DATA FOR THIS EXERCISE ▸
::::::
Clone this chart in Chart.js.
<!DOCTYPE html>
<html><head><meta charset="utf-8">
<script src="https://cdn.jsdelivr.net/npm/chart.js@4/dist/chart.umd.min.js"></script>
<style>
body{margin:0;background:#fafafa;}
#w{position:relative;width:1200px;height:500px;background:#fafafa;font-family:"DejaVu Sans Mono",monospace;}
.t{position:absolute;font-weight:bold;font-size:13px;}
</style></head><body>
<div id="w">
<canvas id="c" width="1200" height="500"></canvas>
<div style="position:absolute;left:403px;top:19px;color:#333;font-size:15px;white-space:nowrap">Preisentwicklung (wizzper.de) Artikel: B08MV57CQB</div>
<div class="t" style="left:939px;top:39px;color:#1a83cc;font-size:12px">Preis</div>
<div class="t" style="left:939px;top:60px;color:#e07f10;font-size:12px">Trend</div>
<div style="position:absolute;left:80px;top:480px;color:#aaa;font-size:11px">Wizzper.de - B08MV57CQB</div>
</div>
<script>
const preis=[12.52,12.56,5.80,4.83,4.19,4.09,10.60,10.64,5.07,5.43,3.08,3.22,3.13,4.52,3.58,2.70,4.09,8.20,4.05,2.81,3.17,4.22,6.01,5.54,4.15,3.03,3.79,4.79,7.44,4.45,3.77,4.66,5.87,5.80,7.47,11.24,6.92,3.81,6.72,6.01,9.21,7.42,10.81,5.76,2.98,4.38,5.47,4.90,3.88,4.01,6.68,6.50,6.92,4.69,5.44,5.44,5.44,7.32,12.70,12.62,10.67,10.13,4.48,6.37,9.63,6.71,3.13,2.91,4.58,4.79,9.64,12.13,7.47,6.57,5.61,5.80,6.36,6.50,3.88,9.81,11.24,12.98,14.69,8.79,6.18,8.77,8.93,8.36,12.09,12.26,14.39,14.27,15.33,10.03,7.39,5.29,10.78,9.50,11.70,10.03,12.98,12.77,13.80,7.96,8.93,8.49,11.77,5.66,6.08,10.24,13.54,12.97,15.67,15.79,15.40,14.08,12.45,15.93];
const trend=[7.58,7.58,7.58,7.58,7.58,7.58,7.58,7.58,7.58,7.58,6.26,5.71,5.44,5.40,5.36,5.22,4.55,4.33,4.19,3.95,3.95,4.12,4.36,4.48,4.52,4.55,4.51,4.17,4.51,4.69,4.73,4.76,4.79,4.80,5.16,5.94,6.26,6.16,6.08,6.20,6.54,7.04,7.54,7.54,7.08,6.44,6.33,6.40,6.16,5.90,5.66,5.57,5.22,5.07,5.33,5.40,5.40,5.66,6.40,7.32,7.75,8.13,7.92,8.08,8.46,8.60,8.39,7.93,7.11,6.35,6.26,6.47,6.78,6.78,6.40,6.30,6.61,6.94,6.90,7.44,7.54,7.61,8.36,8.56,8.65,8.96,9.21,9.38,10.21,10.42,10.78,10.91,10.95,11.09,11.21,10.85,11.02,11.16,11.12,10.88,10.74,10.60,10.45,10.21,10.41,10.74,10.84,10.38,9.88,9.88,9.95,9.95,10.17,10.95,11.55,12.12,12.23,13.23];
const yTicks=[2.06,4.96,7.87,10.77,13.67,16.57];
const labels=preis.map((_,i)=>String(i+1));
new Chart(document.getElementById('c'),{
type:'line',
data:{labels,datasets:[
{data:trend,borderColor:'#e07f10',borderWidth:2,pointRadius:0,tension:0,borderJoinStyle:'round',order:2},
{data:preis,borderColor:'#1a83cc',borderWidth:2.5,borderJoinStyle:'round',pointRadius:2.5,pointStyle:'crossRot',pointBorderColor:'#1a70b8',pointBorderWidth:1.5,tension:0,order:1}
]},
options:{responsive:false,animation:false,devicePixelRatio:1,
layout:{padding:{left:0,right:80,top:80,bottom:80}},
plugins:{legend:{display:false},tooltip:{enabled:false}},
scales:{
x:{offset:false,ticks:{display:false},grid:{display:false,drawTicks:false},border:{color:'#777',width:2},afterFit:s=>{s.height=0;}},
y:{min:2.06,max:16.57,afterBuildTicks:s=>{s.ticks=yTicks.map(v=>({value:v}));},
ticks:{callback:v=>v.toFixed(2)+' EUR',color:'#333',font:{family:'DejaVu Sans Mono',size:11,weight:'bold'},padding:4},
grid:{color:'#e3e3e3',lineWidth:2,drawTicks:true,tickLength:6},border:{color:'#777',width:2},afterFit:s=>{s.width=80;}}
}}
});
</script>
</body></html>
::::::
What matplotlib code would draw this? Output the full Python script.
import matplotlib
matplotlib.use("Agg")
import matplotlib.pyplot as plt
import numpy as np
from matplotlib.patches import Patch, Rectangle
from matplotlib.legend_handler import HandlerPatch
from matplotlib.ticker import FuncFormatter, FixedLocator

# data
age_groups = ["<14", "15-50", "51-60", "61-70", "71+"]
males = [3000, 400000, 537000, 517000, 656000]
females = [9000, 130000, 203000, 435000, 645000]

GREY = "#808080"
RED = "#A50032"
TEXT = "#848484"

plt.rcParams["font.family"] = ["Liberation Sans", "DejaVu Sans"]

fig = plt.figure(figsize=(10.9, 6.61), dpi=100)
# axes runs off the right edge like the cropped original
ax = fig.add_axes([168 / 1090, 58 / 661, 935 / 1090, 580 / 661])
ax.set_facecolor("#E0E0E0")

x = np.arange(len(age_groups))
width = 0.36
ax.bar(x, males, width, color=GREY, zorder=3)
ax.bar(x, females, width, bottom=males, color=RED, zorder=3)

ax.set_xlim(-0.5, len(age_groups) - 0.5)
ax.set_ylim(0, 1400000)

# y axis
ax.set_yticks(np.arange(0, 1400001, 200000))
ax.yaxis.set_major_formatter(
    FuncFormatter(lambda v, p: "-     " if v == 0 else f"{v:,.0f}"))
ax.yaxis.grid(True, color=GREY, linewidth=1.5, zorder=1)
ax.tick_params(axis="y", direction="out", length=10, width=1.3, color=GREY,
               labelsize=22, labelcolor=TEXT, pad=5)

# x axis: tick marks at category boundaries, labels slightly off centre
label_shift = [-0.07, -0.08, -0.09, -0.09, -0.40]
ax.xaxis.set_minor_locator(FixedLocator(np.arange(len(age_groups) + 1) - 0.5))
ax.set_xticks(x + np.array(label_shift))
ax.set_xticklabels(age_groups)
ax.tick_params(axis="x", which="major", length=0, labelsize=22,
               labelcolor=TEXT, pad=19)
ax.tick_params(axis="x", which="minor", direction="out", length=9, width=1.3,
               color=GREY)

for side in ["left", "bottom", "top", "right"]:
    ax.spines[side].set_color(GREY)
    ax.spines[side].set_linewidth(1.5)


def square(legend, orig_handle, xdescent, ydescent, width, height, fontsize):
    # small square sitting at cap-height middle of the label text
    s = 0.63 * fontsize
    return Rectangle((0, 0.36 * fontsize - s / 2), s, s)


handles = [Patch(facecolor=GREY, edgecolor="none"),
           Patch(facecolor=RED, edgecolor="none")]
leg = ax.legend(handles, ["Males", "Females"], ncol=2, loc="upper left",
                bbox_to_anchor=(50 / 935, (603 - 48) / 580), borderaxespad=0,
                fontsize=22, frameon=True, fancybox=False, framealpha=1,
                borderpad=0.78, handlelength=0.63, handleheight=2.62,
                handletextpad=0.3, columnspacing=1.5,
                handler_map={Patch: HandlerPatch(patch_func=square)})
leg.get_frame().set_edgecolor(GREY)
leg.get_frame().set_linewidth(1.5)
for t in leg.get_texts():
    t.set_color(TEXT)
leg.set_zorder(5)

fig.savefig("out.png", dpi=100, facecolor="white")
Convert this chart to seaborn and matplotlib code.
::::::
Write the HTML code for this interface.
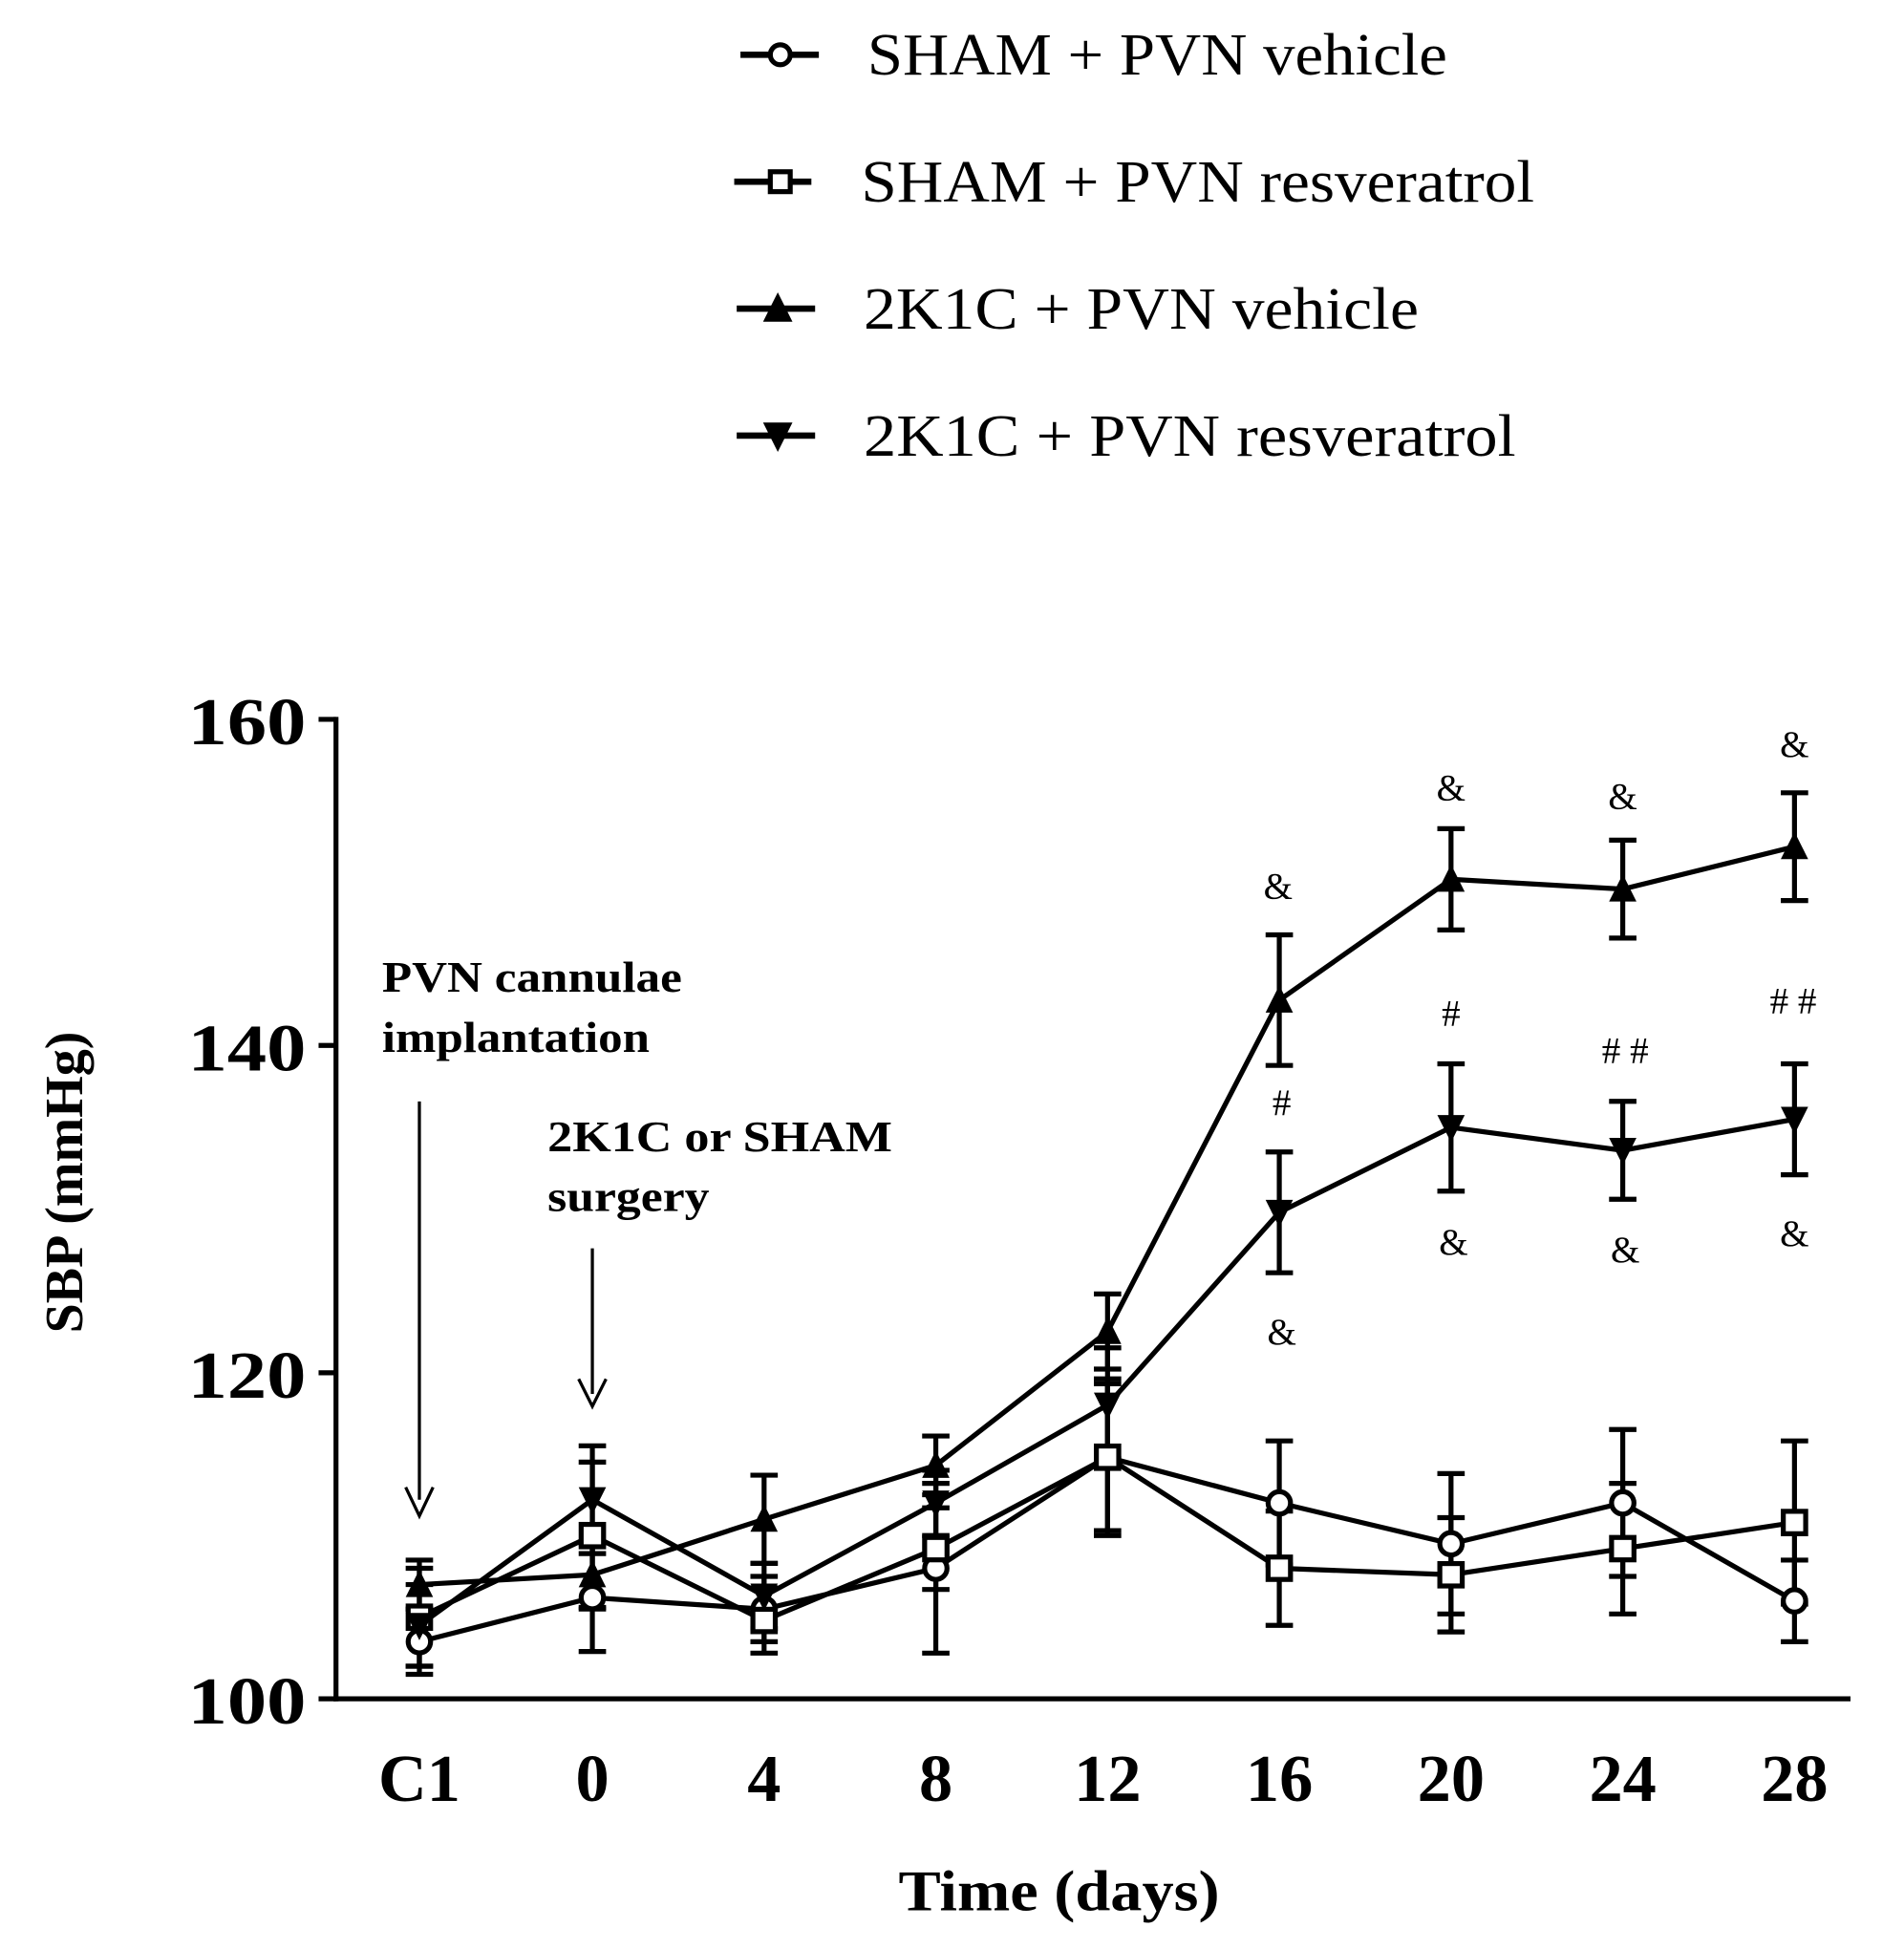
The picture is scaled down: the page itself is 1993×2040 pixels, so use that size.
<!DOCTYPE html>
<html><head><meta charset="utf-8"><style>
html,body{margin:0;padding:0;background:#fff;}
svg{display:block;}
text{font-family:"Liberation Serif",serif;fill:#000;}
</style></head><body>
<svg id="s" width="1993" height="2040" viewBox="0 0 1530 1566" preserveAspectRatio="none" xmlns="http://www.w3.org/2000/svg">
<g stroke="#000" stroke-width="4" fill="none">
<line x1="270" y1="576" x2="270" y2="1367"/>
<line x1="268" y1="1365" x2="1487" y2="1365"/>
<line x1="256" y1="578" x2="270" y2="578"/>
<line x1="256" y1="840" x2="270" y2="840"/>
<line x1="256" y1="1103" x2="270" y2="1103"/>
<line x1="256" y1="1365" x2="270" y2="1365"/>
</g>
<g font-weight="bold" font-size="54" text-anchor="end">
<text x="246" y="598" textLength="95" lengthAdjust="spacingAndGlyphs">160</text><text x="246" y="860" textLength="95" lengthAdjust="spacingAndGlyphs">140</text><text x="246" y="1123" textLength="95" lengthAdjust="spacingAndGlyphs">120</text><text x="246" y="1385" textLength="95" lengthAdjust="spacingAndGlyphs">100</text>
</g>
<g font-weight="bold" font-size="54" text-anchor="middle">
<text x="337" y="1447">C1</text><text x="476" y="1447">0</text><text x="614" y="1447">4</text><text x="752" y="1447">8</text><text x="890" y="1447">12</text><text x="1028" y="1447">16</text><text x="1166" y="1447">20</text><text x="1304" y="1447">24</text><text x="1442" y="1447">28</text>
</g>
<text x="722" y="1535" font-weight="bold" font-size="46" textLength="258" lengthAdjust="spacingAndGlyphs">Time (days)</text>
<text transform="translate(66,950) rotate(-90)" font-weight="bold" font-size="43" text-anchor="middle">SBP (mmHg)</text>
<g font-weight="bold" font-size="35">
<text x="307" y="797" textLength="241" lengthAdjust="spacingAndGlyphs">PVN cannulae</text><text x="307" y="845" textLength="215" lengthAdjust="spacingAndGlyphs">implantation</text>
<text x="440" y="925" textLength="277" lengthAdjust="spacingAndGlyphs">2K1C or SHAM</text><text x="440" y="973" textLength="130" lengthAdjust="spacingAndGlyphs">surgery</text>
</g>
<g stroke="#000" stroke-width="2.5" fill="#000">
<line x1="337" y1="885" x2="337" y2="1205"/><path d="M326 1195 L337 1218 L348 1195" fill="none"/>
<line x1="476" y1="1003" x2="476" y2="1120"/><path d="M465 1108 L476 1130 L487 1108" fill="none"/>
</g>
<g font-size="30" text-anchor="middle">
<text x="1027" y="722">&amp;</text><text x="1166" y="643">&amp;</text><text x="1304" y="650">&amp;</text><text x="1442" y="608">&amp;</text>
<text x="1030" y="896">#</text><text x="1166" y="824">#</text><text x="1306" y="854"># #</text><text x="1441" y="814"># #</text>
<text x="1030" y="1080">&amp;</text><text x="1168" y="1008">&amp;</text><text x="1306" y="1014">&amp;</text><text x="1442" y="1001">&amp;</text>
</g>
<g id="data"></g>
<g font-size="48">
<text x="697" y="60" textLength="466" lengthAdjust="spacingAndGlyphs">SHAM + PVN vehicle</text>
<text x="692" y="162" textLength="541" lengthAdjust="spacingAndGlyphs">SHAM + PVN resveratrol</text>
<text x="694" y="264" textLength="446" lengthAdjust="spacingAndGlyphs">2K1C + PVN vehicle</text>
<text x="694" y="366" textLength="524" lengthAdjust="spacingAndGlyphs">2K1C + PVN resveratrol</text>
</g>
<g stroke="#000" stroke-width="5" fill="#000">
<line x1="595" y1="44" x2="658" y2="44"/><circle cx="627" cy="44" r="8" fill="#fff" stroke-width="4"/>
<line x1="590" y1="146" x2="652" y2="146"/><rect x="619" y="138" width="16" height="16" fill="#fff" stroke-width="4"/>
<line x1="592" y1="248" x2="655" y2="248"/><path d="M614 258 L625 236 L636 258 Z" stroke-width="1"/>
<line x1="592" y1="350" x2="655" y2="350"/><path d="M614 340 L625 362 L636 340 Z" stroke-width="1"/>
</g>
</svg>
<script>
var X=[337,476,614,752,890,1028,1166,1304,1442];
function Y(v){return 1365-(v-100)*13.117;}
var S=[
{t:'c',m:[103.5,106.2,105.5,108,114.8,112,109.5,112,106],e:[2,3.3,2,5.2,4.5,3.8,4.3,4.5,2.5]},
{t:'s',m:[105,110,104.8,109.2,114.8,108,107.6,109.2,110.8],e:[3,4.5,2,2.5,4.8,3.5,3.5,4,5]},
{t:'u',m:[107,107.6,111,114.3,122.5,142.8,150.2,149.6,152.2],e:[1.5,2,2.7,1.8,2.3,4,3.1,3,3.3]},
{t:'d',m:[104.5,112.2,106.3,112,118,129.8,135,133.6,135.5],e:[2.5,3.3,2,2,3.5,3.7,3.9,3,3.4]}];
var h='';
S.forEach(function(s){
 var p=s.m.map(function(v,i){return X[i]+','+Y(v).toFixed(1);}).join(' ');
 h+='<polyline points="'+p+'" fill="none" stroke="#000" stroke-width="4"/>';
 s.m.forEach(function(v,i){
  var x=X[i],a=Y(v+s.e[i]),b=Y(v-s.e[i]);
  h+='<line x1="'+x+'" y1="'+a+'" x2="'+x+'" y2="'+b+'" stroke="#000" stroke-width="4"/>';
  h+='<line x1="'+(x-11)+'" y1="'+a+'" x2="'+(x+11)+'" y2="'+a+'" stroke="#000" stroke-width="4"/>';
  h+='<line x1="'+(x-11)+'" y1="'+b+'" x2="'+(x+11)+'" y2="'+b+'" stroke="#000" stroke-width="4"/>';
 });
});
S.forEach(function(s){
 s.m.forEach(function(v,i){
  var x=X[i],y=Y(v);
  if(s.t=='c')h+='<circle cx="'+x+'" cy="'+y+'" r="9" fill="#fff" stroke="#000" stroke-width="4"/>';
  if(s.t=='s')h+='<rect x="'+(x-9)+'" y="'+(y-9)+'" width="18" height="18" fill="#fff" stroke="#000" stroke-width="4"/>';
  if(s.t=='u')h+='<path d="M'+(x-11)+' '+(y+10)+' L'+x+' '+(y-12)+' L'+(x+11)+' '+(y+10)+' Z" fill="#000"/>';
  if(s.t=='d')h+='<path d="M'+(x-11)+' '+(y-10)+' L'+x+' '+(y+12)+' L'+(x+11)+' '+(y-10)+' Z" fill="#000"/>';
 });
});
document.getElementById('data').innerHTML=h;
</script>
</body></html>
::::::
WHAT YOU HAVE TO DO ▸
Return exactly, and only, the lines from the one containing "What matplotlib code" down to the one containing "from matplotlib.ticker import", with both of those lines included.

RIGHT ANSWER ▸
What matplotlib code would draw this? Output the full Python script.
import matplotlib
matplotlib.use("Agg")
import matplotlib.pyplot as plt
import numpy as np
from matplotlib.patches import Patch, Rectangle
from matplotlib.legend_handler import HandlerPatch
from matplotlib.ticker import FuncFormatter, FixedLocator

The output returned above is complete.